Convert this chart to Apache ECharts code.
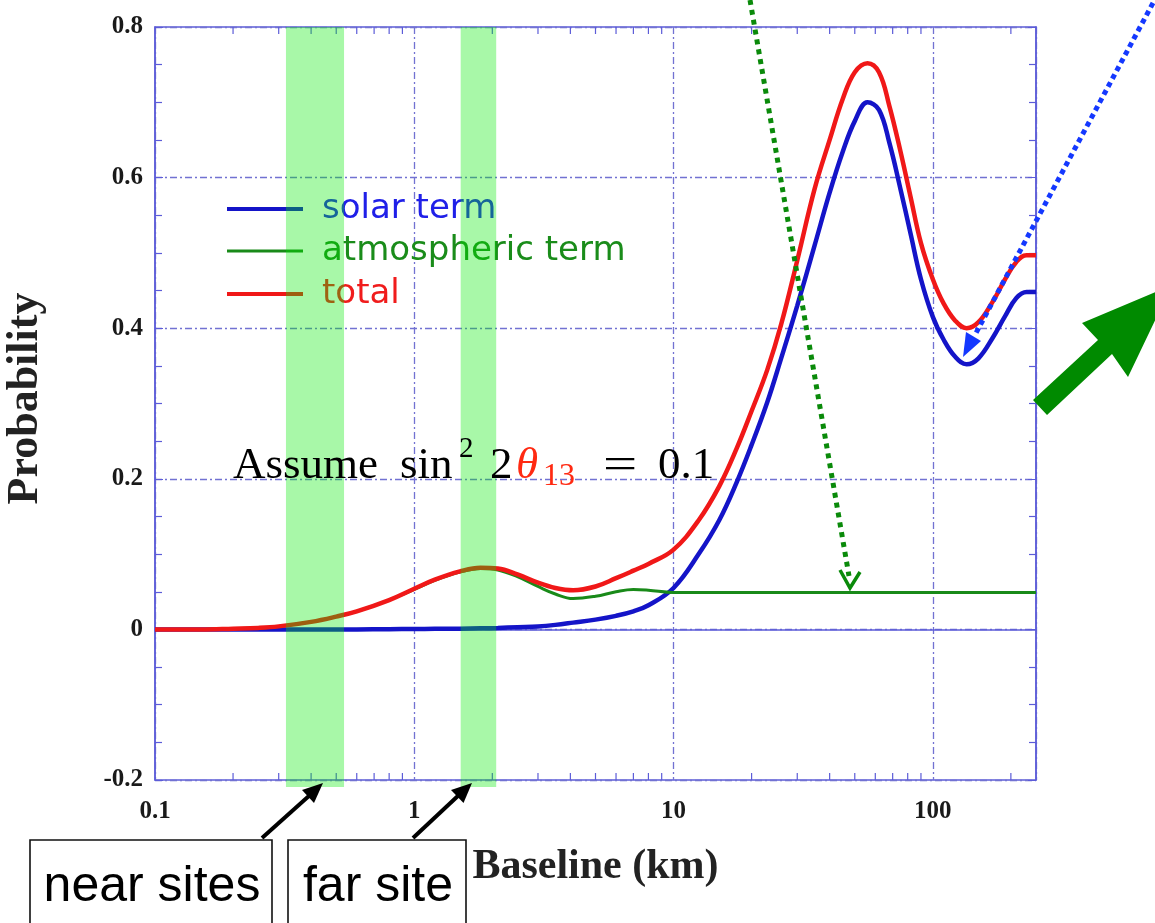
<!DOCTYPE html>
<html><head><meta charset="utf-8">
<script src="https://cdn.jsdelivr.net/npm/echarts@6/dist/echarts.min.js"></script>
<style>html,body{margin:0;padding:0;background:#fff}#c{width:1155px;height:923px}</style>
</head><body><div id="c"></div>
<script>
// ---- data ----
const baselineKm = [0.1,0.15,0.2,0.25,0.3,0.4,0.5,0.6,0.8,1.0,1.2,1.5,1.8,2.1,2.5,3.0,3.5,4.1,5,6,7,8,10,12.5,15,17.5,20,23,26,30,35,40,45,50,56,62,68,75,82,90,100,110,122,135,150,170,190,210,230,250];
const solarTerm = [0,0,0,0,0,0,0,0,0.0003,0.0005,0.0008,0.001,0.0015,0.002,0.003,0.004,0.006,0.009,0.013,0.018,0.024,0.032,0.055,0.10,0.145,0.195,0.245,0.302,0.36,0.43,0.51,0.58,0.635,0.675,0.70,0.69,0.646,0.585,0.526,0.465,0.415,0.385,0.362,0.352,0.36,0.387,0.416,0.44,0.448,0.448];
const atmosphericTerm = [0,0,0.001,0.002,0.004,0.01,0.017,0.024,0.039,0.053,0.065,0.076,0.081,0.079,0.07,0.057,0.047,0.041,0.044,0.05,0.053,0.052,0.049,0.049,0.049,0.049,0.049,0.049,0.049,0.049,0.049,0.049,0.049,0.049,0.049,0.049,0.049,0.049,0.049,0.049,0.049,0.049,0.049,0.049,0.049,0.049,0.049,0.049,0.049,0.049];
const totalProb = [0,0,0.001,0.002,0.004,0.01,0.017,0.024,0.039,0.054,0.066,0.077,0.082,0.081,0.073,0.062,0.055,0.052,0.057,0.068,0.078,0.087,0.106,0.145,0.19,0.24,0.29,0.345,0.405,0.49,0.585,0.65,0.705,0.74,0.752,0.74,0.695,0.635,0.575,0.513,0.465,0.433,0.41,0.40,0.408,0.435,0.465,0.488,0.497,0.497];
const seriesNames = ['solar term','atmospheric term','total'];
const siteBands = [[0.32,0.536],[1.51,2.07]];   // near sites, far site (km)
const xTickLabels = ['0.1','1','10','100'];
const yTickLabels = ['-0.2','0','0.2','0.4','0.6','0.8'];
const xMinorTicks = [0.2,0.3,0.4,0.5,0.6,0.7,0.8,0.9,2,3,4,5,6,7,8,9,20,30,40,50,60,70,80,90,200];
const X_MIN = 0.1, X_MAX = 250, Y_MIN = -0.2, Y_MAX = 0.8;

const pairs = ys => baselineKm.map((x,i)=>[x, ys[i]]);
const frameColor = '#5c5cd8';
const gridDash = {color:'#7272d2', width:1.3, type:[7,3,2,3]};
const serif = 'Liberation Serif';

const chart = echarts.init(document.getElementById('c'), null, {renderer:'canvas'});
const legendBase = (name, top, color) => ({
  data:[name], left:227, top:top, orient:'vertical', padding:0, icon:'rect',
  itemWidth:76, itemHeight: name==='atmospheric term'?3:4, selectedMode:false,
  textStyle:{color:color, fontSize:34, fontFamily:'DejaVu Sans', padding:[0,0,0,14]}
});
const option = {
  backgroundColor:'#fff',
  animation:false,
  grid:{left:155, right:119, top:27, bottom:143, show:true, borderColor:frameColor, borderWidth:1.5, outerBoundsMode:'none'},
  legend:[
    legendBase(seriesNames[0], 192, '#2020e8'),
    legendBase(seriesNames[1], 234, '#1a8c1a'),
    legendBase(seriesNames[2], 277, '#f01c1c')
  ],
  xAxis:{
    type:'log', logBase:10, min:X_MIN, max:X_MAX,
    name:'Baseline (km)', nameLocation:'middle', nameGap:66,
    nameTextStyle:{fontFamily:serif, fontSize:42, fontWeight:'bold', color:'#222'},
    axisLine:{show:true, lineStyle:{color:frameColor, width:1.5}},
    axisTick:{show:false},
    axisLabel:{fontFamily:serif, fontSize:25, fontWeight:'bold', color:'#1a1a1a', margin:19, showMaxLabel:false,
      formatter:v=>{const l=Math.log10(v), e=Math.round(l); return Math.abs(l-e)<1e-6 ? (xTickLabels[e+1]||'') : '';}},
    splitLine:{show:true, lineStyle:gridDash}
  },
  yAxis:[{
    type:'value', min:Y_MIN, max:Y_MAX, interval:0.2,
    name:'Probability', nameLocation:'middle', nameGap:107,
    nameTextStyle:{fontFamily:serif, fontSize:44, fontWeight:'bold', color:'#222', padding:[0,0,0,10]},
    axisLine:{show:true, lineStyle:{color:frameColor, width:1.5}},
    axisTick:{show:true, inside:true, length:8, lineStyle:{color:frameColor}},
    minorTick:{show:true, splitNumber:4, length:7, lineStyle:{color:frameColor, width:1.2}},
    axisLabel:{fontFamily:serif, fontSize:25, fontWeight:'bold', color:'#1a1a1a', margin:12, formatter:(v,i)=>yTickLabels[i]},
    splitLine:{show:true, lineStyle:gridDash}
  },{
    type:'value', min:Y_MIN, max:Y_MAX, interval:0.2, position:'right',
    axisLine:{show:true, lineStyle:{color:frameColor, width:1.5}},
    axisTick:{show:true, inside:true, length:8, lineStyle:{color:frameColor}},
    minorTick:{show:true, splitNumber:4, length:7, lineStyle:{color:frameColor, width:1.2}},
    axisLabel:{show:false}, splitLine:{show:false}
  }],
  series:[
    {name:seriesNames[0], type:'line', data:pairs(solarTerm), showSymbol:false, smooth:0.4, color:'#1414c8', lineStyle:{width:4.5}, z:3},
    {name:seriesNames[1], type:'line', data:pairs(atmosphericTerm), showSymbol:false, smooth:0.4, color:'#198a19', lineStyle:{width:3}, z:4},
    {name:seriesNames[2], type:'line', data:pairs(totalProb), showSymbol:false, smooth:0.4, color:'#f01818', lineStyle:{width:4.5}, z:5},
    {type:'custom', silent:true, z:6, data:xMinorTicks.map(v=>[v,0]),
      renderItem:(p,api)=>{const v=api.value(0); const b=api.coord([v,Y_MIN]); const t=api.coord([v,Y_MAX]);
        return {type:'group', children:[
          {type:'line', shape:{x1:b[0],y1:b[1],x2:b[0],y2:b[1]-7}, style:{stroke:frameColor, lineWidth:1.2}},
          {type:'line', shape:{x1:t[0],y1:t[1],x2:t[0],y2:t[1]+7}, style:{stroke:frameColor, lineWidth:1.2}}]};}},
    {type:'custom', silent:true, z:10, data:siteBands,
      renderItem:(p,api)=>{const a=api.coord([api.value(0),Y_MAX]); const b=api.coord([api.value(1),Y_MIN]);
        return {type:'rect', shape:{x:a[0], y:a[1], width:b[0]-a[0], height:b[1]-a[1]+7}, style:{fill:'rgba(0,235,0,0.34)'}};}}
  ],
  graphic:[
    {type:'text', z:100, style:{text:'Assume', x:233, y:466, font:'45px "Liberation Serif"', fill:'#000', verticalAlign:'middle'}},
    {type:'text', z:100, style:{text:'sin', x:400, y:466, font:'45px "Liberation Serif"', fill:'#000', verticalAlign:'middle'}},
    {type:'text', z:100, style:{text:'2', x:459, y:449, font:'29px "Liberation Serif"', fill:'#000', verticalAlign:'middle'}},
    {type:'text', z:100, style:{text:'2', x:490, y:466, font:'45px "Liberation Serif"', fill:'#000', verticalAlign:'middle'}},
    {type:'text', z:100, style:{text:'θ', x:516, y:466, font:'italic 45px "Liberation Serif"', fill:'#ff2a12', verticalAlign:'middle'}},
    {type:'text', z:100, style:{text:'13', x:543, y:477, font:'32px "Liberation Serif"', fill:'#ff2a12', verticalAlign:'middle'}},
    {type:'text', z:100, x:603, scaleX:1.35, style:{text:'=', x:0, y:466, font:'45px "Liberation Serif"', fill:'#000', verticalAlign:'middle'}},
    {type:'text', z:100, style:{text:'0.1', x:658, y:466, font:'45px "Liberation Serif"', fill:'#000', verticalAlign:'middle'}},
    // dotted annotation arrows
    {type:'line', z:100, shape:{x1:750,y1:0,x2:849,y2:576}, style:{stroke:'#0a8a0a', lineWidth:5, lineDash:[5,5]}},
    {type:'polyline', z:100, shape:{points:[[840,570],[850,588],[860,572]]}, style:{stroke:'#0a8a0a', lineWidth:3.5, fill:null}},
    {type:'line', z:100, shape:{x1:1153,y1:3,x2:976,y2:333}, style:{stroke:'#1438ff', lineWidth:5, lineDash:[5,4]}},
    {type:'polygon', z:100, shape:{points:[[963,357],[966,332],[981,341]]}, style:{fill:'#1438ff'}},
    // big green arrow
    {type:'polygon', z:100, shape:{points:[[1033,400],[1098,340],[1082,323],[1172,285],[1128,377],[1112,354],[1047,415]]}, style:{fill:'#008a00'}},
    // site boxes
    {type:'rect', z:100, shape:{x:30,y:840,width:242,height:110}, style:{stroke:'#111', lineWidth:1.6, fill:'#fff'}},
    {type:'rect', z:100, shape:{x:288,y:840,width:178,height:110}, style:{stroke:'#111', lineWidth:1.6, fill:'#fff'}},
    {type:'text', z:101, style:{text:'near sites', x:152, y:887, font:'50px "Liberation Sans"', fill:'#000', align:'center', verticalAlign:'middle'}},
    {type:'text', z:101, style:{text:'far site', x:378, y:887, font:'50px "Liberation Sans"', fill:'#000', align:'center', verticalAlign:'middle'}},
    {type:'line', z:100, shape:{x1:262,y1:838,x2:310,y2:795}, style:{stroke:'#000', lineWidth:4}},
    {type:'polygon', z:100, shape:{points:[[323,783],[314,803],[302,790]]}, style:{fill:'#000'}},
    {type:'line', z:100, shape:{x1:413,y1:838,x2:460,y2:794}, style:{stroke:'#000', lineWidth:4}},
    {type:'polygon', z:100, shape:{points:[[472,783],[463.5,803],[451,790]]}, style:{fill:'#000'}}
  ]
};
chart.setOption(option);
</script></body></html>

- [Task to carry out] Repeat only the lines from the beginning of the material through the line containing "const serif = 'Liberation Serif';", both ends kept, leaving pictures out.

- [Result for this task]
Convert this chart to Apache ECharts code.
<!DOCTYPE html>
<html><head><meta charset="utf-8">
<script src="https://cdn.jsdelivr.net/npm/echarts@6/dist/echarts.min.js"></script>
<style>html,body{margin:0;padding:0;background:#fff}#c{width:1155px;height:923px}</style>
</head><body><div id="c"></div>
<script>
// ---- data ----
const baselineKm = [0.1,0.15,0.2,0.25,0.3,0.4,0.5,0.6,0.8,1.0,1.2,1.5,1.8,2.1,2.5,3.0,3.5,4.1,5,6,7,8,10,12.5,15,17.5,20,23,26,30,35,40,45,50,56,62,68,75,82,90,100,110,122,135,150,170,190,210,230,250];
const solarTerm = [0,0,0,0,0,0,0,0,0.0003,0.0005,0.0008,0.001,0.0015,0.002,0.003,0.004,0.006,0.009,0.013,0.018,0.024,0.032,0.055,0.10,0.145,0.195,0.245,0.302,0.36,0.43,0.51,0.58,0.635,0.675,0.70,0.69,0.646,0.585,0.526,0.465,0.415,0.385,0.362,0.352,0.36,0.387,0.416,0.44,0.448,0.448];
const atmosphericTerm = [0,0,0.001,0.002,0.004,0.01,0.017,0.024,0.039,0.053,0.065,0.076,0.081,0.079,0.07,0.057,0.047,0.041,0.044,0.05,0.053,0.052,0.049,0.049,0.049,0.049,0.049,0.049,0.049,0.049,0.049,0.049,0.049,0.049,0.049,0.049,0.049,0.049,0.049,0.049,0.049,0.049,0.049,0.049,0.049,0.049,0.049,0.049,0.049,0.049];
const totalProb = [0,0,0.001,0.002,0.004,0.01,0.017,0.024,0.039,0.054,0.066,0.077,0.082,0.081,0.073,0.062,0.055,0.052,0.057,0.068,0.078,0.087,0.106,0.145,0.19,0.24,0.29,0.345,0.405,0.49,0.585,0.65,0.705,0.74,0.752,0.74,0.695,0.635,0.575,0.513,0.465,0.433,0.41,0.40,0.408,0.435,0.465,0.488,0.497,0.497];
const seriesNames = ['solar term','atmospheric term','total'];
const siteBands = [[0.32,0.536],[1.51,2.07]];   // near sites, far site (km)
const xTickLabels = ['0.1','1','10','100'];
const yTickLabels = ['-0.2','0','0.2','0.4','0.6','0.8'];
const xMinorTicks = [0.2,0.3,0.4,0.5,0.6,0.7,0.8,0.9,2,3,4,5,6,7,8,9,20,30,40,50,60,70,80,90,200];
const X_MIN = 0.1, X_MAX = 250, Y_MIN = -0.2, Y_MAX = 0.8;

const pairs = ys => baselineKm.map((x,i)=>[x, ys[i]]);
const frameColor = '#5c5cd8';
const gridDash = {color:'#7272d2', width:1.3, type:[7,3,2,3]};
const serif = 'Liberation Serif';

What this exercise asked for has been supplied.